Een ander mooi gebouw is de neoclassicistische gevangenis. Daar ben ik niet binnen geweest. Van buiten hebben veel Belgische gevangenissen dezelfde architectuur. België telt een groot aantal verouderde gevangenissen. Omdat de gevangenissen sterk overbevolkt waren is er de afgelopen jaren gebouwd aan nieuwe complexen. Een aanzienlijk deel van de gevangenen in België heeft geen Belgische nationaliteit (38%). In Brussel is dit zelfs de meerderheid. Zo’n 12% heeft geen woonadres elders. Komen ze vrij, dan zijn ze voor onderdak afhankelijk van opvang zoals tehuizen voor daklozen.
Maar wat ik zo bijzonder vind aan die oudere gevangenissen is de architectuur. Neem bijvoorbeeld de gevangenis van Brussel Sint Gillis. Die is gewoon een plaatje! Je zou aan de buitenkant denken dat het binnen goed toeven is. In Leeuwarden is zo’n gevangenis omgetoverd tot hotel waar het inderdaad goed toeven is.
Ik fiets nog even naar het echte centrum van Turnhout, maar daar kun je – als je een beetje atletisch bent – vandaag over de hoofden lopen. Er heeft een invasie van Nederlanders plaats gevonden die de lock-down in eigen land omzeilen. Vervolgens word ik ook nog twee keer bijna geschept door een auto met Nederlands kenteken. Hier moet ik niet zijn!

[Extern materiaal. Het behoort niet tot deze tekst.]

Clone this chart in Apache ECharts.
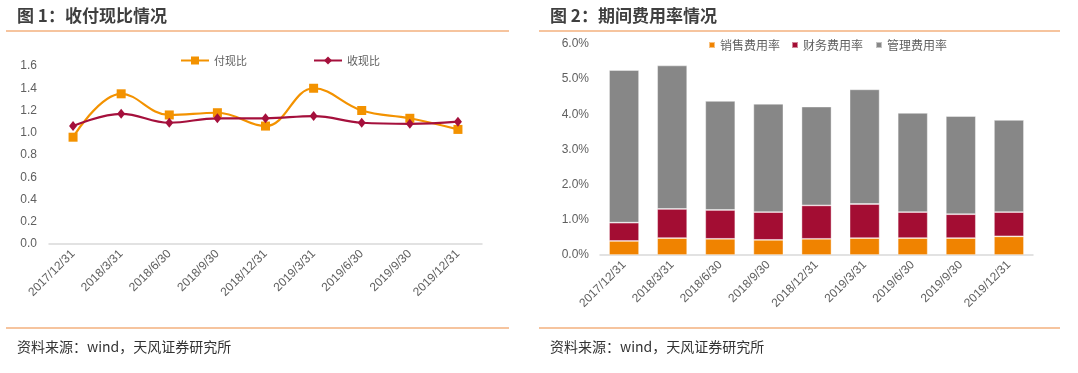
<!DOCTYPE html>
<html>
<head>
<meta charset="utf-8">
<script src="https://cdn.jsdelivr.net/npm/echarts@6/dist/echarts.min.js"></script>
<style>
html,body{margin:0;padding:0;background:#fff;}
#c{width:1078px;height:373px;}
</style>
</head>
<body>
<div id="c"></div>
<script>
// ---- data ----
const categories = ['2017/12/31','2018/3/31','2018/6/30','2018/9/30','2018/12/31','2019/3/31','2019/6/30','2019/9/30','2019/12/31'];
const payRatio = [0.96,1.35,1.16,1.18,1.06,1.40,1.20,1.13,1.03];      // 付现比
const collectRatio = [1.06,1.17,1.09,1.13,1.13,1.15,1.09,1.08,1.10];  // 收现比
const salesRate = [0.40,0.48,0.46,0.43,0.46,0.48,0.48,0.48,0.53];     // 销售费用率 (%)
const financeRate = [0.52,0.83,0.82,0.79,0.95,0.97,0.74,0.68,0.69];   // 财务费用率 (%)
const adminRate = [4.34,4.08,3.10,3.08,2.81,3.26,2.82,2.79,2.62];     // 管理费用率 (%)
const leftTicks = {min:0, max:1.6, interval:0.2};
const rightTicks = {min:0, max:6, interval:1};
const title1 = '图 1：收付现比情况';
const title2 = '图 2：期间费用率情况';
const source = '资料来源：wind，天风证券研究所';

// ---- styles ----
const cjk = '"Noto Sans CJK SC","Noto Sans",sans-serif';
const latin = '"Liberation Sans",Arial,"Noto Sans CJK SC",sans-serif';
const lblColor = '#5f5f5f';
const sepColor = '#ED8A3F';

const chart = echarts.init(document.getElementById('c'), null, {renderer:'canvas'});
const titleStyle = {fontFamily:cjk, fontSize:17, fontWeight:'bold', color:'#3f3f3f', lineHeight:24};
const srcStyle = {fontFamily:cjk, fontSize:14, fontWeight:'normal', color:'#333', lineHeight:20};

const xAxisCommon = {
  type:'category', data:categories, boundaryGap:true,
  axisTick:{show:false},
  axisLine:{lineStyle:{color:'#D9D9D9', width:1.5}},
  axisLabel:{rotate:45, fontSize:12, color:lblColor, fontFamily:latin, margin:8, interval:0}
};

chart.setOption({
  animation:false,
  backgroundColor:'#fff',
  title:[
    {text:title1, left:17, top:4, textStyle:titleStyle, padding:0},
    {text:title2, left:550, top:4, textStyle:titleStyle, padding:0},
    {text:source, left:17, top:337, textStyle:srcStyle, padding:0},
    {text:source, left:550, top:337, textStyle:srcStyle, padding:0}
  ],
  graphic:[
    {type:'line', shape:{x1:6,y1:31,x2:509,y2:31}, style:{stroke:sepColor, lineWidth:1.2}, silent:true},
    {type:'line', shape:{x1:539,y1:31,x2:1060,y2:31}, style:{stroke:sepColor, lineWidth:1.2}, silent:true},
    {type:'line', shape:{x1:6,y1:328,x2:509,y2:328}, style:{stroke:sepColor, lineWidth:1.2}, silent:true},
    {type:'line', shape:{x1:539,y1:328,x2:1060,y2:328}, style:{stroke:sepColor, lineWidth:1.2}, silent:true}
  ],
  legend:[
    {data:['付现比'], left:180, top:55, itemWidth:28, itemHeight:10, itemGap:0, padding:0,
     textStyle:{fontSize:11, color:lblColor, fontFamily:cjk}},
    {data:['收现比'], left:313, top:55, itemWidth:28, itemHeight:10, itemGap:0, padding:0,
     textStyle:{fontSize:11, color:lblColor, fontFamily:cjk}},
    {data:['销售费用率'], left:708, top:39, icon:'rect', itemWidth:6, itemHeight:6, padding:0,
     textStyle:{fontSize:12, color:lblColor, fontFamily:cjk}},
    {data:['财务费用率'], left:791, top:39, icon:'rect', itemWidth:6, itemHeight:6, padding:0,
     textStyle:{fontSize:12, color:lblColor, fontFamily:cjk}},
    {data:['管理费用率'], left:875, top:39, icon:'rect', itemWidth:6, itemHeight:6, padding:0,
     textStyle:{fontSize:12, color:lblColor, fontFamily:cjk}}
  ],
  grid:[
    {left:49, right:596, top:66, bottom:129, containLabel:false},
    {left:600, right:45, top:44, bottom:118, containLabel:false}
  ],
  xAxis:[
    Object.assign({gridIndex:0}, xAxisCommon),
    Object.assign({gridIndex:1}, xAxisCommon)
  ],
  yAxis:[
    {gridIndex:0, type:'value', min:leftTicks.min, max:leftTicks.max, interval:leftTicks.interval,
     splitLine:{show:false}, axisLine:{show:false}, axisTick:{show:false},
     axisLabel:{fontSize:12, color:lblColor, fontFamily:latin, margin:12, formatter:v=>v.toFixed(1)}},
    {gridIndex:1, type:'value', min:rightTicks.min, max:rightTicks.max, interval:rightTicks.interval,
     splitLine:{show:false}, axisLine:{show:false}, axisTick:{show:false},
     axisLabel:{fontSize:12, color:lblColor, fontFamily:latin, margin:11, formatter:v=>v.toFixed(1)+'%'}}
  ],
  series:[
    {name:'付现比', type:'line', xAxisIndex:0, yAxisIndex:0, data:payRatio, smooth:0.4,
     symbol:'rect', symbolSize:9, itemStyle:{color:'#F39200'}, lineStyle:{color:'#F39200', width:2.2}},
    {name:'收现比', type:'line', xAxisIndex:0, yAxisIndex:0, data:collectRatio, smooth:0.4,
     symbol:'diamond', symbolSize:[8,10], itemStyle:{color:'#A5103C'}, lineStyle:{color:'#A5103C', width:2.2}},
    {name:'销售费用率', type:'bar', xAxisIndex:1, yAxisIndex:1, stack:'fee', data:salesRate, barWidth:30,
     itemStyle:{color:'#F08300', borderColor:'rgba(255,255,255,0.5)', borderWidth:0.8}},
    {name:'财务费用率', type:'bar', xAxisIndex:1, yAxisIndex:1, stack:'fee', data:financeRate, barWidth:30,
     itemStyle:{color:'#A30D33', borderColor:'rgba(255,255,255,0.5)', borderWidth:0.8}},
    {name:'管理费用率', type:'bar', xAxisIndex:1, yAxisIndex:1, stack:'fee', data:adminRate, barWidth:30,
     itemStyle:{color:'#878787', borderColor:'rgba(255,255,255,0.5)', borderWidth:0.8}}
  ]
});
</script>
</body>
</html>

Ik overweeg wat ik nu zal doen. Ruim dertig kilometer in de kou en deels in het donker terugfietsen naar Tilburg of de warmte opzoeken van de trein. Ik kies voor het laatste. Met een overstap in Berchem kom ik in Roosendaal uit. De vloerverwarming van de oude Belgische treinen zorgt ondertussen voor lekker warme voeten... De fietsteller heeft er 70 kilometer bij opgeteld.